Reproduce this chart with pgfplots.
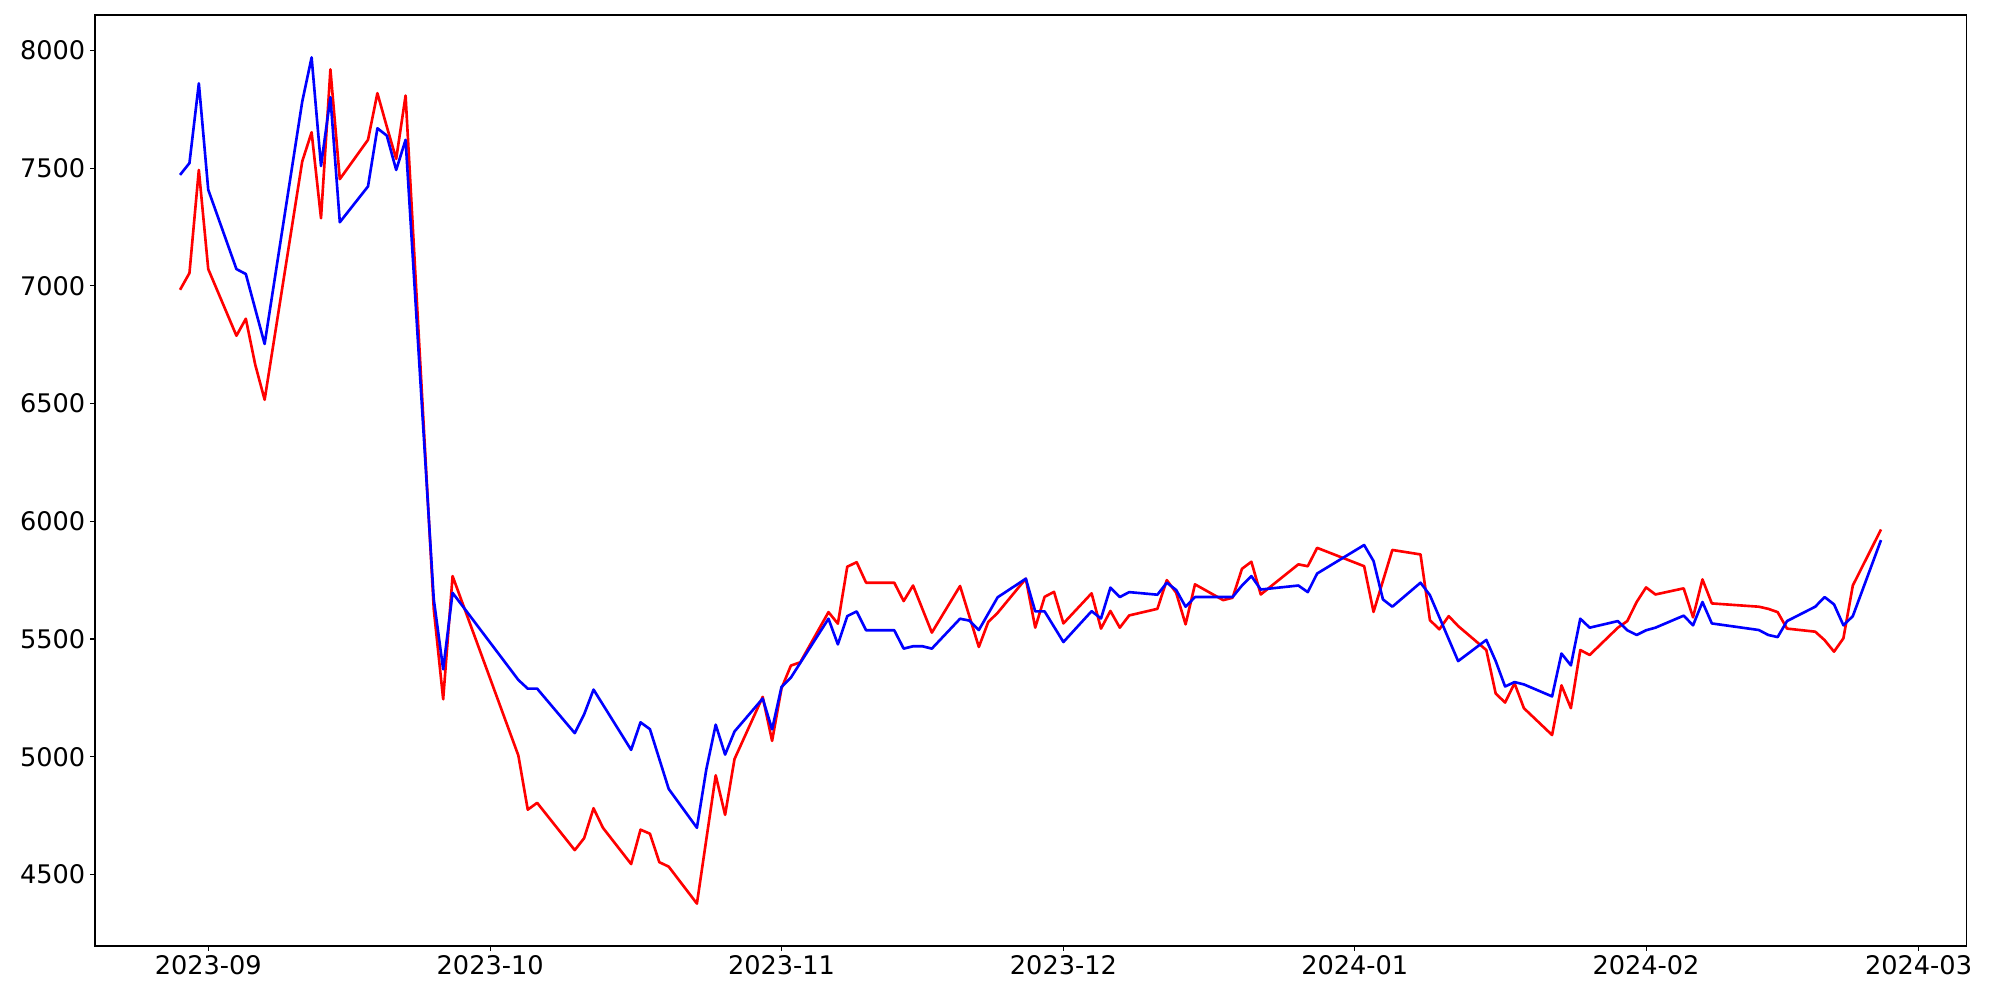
\documentclass[border=0pt]{standalone}
\usepackage{fontspec}
\setmainfont{DejaVu Sans}
\usepackage{pgfplots}
\pgfplotsset{compat=1.18}

% x = days since 2023-09-01
\begin{document}
\begin{tikzpicture}
\useasboundingbox (-68.66pt,-39.03pt) rectangle (1376.74pt,683.67pt);
\begin{axis}[
  at={(0,0)}, anchor=south west,
  scale only axis,
  width=1352.2pt, height=672.8pt,
  xmin=-12.05, xmax=187.05,
  ymin=4196, ymax=8150,
  xtick={0,30,61,91,122,153,182},
  xticklabels={2023-09,2023-10,2023-11,2023-12,2024-01,2024-02,2024-03},
  ytick={4500,5000,5500,6000,6500,7000,7500,8000},
  xtick pos=bottom, ytick pos=left,
  tick align=outside,
  major tick length=3.5pt,
  tick style={black, line width=0.8pt},
  axis line style={line width=0.8pt},
  ticklabel style={font=\fontsize{18.5}{22}\selectfont},
  /pgf/number format/assume math mode=true,
  /pgf/number format/1000 sep={},
]
\addplot[red, line width=1.9pt, line join=round] coordinates {
(-3,6983) (-2,7054) (-1,7492) (0,7071) (3,6788) (4,6860) (5,6665) (6,6516)
(10,7528) (11,7652) (12,7287) (13,7919) (14,7453) (17,7620) (18,7818) (19,7676)
(20,7539) (21,7808) (24,5626) (25,5244) (26,5767) (33,5005) (34,4775) (35,4804)
(39,4603) (40,4654) (41,4781) (42,4698) (45,4544) (46,4690) (47,4673) (48,4552)
(49,4533) (52,4376) (54,4921) (55,4753) (56,4990) (59,5254) (60,5067) (61,5290)
(62,5387) (63,5401) (66,5614) (67,5565) (68,5807) (69,5826) (70,5739) (73,5739)
(74,5661) (75,5727) (77,5527) (80,5725) (82,5466) (83,5572) (84,5611) (87,5756)
(88,5548) (89,5679) (90,5700) (91,5566) (94,5694) (95,5544) (96,5619) (97,5548)
(98,5600) (101,5628) (102,5750) (103,5696) (104,5562) (105,5732) (108,5665) (109,5675)
(110,5798) (111,5828) (112,5689) (116,5817) (117,5809) (118,5887) (123,5809) (124,5615)
(126,5878) (129,5859) (130,5580) (131,5541) (132,5597) (133,5555) (136,5453) (137,5268)
(138,5230) (139,5312) (140,5206) (143,5092) (144,5303) (145,5206) (146,5453) (147,5432)
(150,5548) (151,5576) (152,5657) (153,5719) (154,5689) (157,5715) (158,5592) (159,5753)
(160,5651) (165,5637) (166,5628) (167,5614) (168,5544) (171,5531) (172,5495) (173,5446)
(174,5503) (175,5727) (178,5965)
};
\addplot[blue, line width=1.9pt, line join=round] coordinates {
(-3,7471) (-2,7521) (-1,7860) (0,7408) (3,7071) (4,7050) (6,6753) (10,7782)
(11,7970) (12,7509) (13,7801) (14,7270) (17,7422) (18,7669) (19,7638) (20,7492)
(21,7620) (24,5668) (25,5371) (26,5696) (33,5326) (34,5289) (35,5289) (39,5100)
(40,5180) (41,5285) (45,5029) (46,5146) (47,5117) (49,4863) (52,4698) (53,4946)
(54,5136) (55,5009) (56,5107) (59,5247) (60,5116) (61,5296) (62,5336) (66,5586)
(67,5477) (68,5597) (69,5617) (70,5537) (73,5537) (74,5459) (75,5469) (76,5469)
(77,5459) (80,5586) (81,5578) (82,5538) (84,5677) (87,5756) (88,5617) (89,5617)
(91,5487) (94,5618) (95,5587) (96,5718) (97,5678) (98,5699) (101,5688) (102,5739)
(103,5708) (104,5637) (105,5678) (108,5678) (109,5678) (110,5727) (111,5767) (112,5710)
(116,5727) (117,5699) (118,5778) (123,5899) (124,5831) (125,5668) (126,5637) (129,5739)
(130,5686) (133,5406) (136,5496) (137,5406) (138,5298) (139,5317) (140,5307) (143,5256)
(144,5438) (145,5388) (146,5586) (147,5548) (150,5576) (151,5537) (152,5517) (153,5537)
(154,5548) (157,5599) (158,5558) (159,5657) (160,5566) (165,5538) (166,5517) (167,5508)
(168,5576) (171,5637) (172,5678) (173,5647) (174,5558) (175,5597) (178,5920)
};
\end{axis}
\end{tikzpicture}
\end{document}
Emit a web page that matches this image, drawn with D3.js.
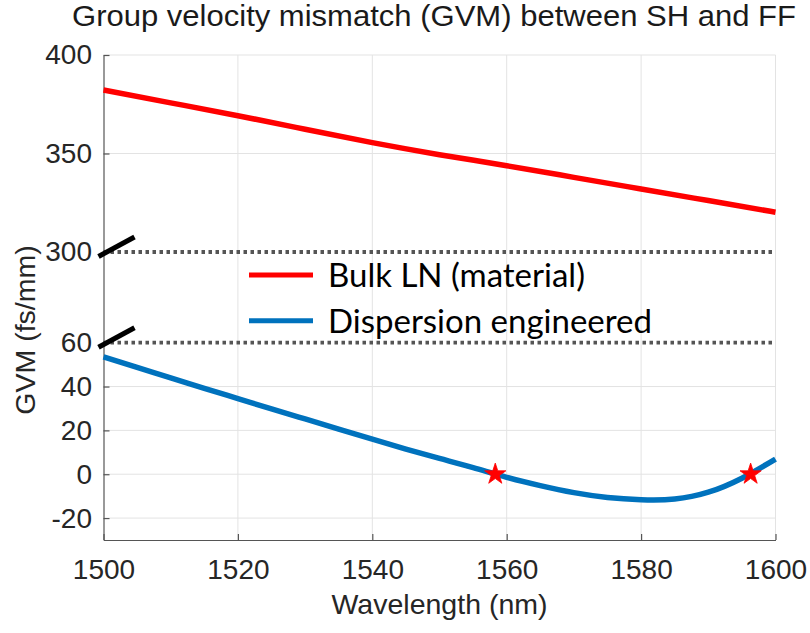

________________________

STATED EXERCISE
Copy the listing in full and without alteration, omitting every picture.

ANSWER TO THIS EXERCISE
Reproduce this chart with pgfplots.
\documentclass[border=0pt]{standalone}
\usepackage{fontspec}
\setmainfont{DejaVu Sans}
\usepackage{pgfplots}
\pgfplotsset{compat=1.18}

% x = days since 2023-09-01
\begin{document}
\begin{tikzpicture}
\useasboundingbox (-68.66pt,-39.03pt) rectangle (1376.74pt,683.67pt);
\begin{axis}[
  at={(0,0)}, anchor=south west,
  scale only axis,
  width=1352.2pt, height=672.8pt,
  xmin=-12.05, xmax=187.05,
  ymin=4196, ymax=8150,
  xtick={0,30,61,91,122,153,182},
  xticklabels={2023-09,2023-10,2023-11,2023-12,2024-01,2024-02,2024-03},
  ytick={4500,5000,5500,6000,6500,7000,7500,8000},
  xtick pos=bottom, ytick pos=left,
  tick align=outside,
  major tick length=3.5pt,
  tick style={black, line width=0.8pt},
  axis line style={line width=0.8pt},
  ticklabel style={font=\fontsize{18.5}{22}\selectfont},
  /pgf/number format/assume math mode=true,
  /pgf/number format/1000 sep={},
]
\addplot[red, line width=1.9pt, line join=round] coordinates {
(-3,6983) (-2,7054) (-1,7492) (0,7071) (3,6788) (4,6860) (5,6665) (6,6516)
(10,7528) (11,7652) (12,7287) (13,7919) (14,7453) (17,7620) (18,7818) (19,7676)
(20,7539) (21,7808) (24,5626) (25,5244) (26,5767) (33,5005) (34,4775) (35,4804)
(39,4603) (40,4654) (41,4781) (42,4698) (45,4544) (46,4690) (47,4673) (48,4552)
(49,4533) (52,4376) (54,4921) (55,4753) (56,4990) (59,5254) (60,5067) (61,5290)
(62,5387) (63,5401) (66,5614) (67,5565) (68,5807) (69,5826) (70,5739) (73,5739)
(74,5661) (75,5727) (77,5527) (80,5725) (82,5466) (83,5572) (84,5611) (87,5756)
(88,5548) (89,5679) (90,5700) (91,5566) (94,5694) (95,5544) (96,5619) (97,5548)
(98,5600) (101,5628) (102,5750) (103,5696) (104,5562) (105,5732) (108,5665) (109,5675)
(110,5798) (111,5828) (112,5689) (116,5817) (117,5809) (118,5887) (123,5809) (124,5615)
(126,5878) (129,5859) (130,5580) (131,5541) (132,5597) (133,5555) (136,5453) (137,5268)
(138,5230) (139,5312) (140,5206) (143,5092) (144,5303) (145,5206) (146,5453) (147,5432)
(150,5548) (151,5576) (152,5657) (153,5719) (154,5689) (157,5715) (158,5592) (159,5753)
(160,5651) (165,5637) (166,5628) (167,5614) (168,5544) (171,5531) (172,5495) (173,5446)
(174,5503) (175,5727) (178,5965)
};
\addplot[blue, line width=1.9pt, line join=round] coordinates {
(-3,7471) (-2,7521) (-1,7860) (0,7408) (3,7071) (4,7050) (6,6753) (10,7782)
(11,7970) (12,7509) (13,7801) (14,7270) (17,7422) (18,7669) (19,7638) (20,7492)
(21,7620) (24,5668) (25,5371) (26,5696) (33,5326) (34,5289) (35,5289) (39,5100)
(40,5180) (41,5285) (45,5029) (46,5146) (47,5117) (49,4863) (52,4698) (53,4946)
(54,5136) (55,5009) (56,5107) (59,5247) (60,5116) (61,5296) (62,5336) (66,5586)
(67,5477) (68,5597) (69,5617) (70,5537) (73,5537) (74,5459) (75,5469) (76,5469)
(77,5459) (80,5586) (81,5578) (82,5538) (84,5677) (87,5756) (88,5617) (89,5617)
(91,5487) (94,5618) (95,5587) (96,5718) (97,5678) (98,5699) (101,5688) (102,5739)
(103,5708) (104,5637) (105,5678) (108,5678) (109,5678) (110,5727) (111,5767) (112,5710)
(116,5727) (117,5699) (118,5778) (123,5899) (124,5831) (125,5668) (126,5637) (129,5739)
(130,5686) (133,5406) (136,5496) (137,5406) (138,5298) (139,5317) (140,5307) (143,5256)
(144,5438) (145,5388) (146,5586) (147,5548) (150,5576) (151,5537) (152,5517) (153,5537)
(154,5548) (157,5599) (158,5558) (159,5657) (160,5566) (165,5538) (166,5517) (167,5508)
(168,5576) (171,5637) (172,5678) (173,5647) (174,5558) (175,5597) (178,5920)
};
\end{axis}
\end{tikzpicture}
\end{document}
Emit a web page that matches this image, drawn with D3.js.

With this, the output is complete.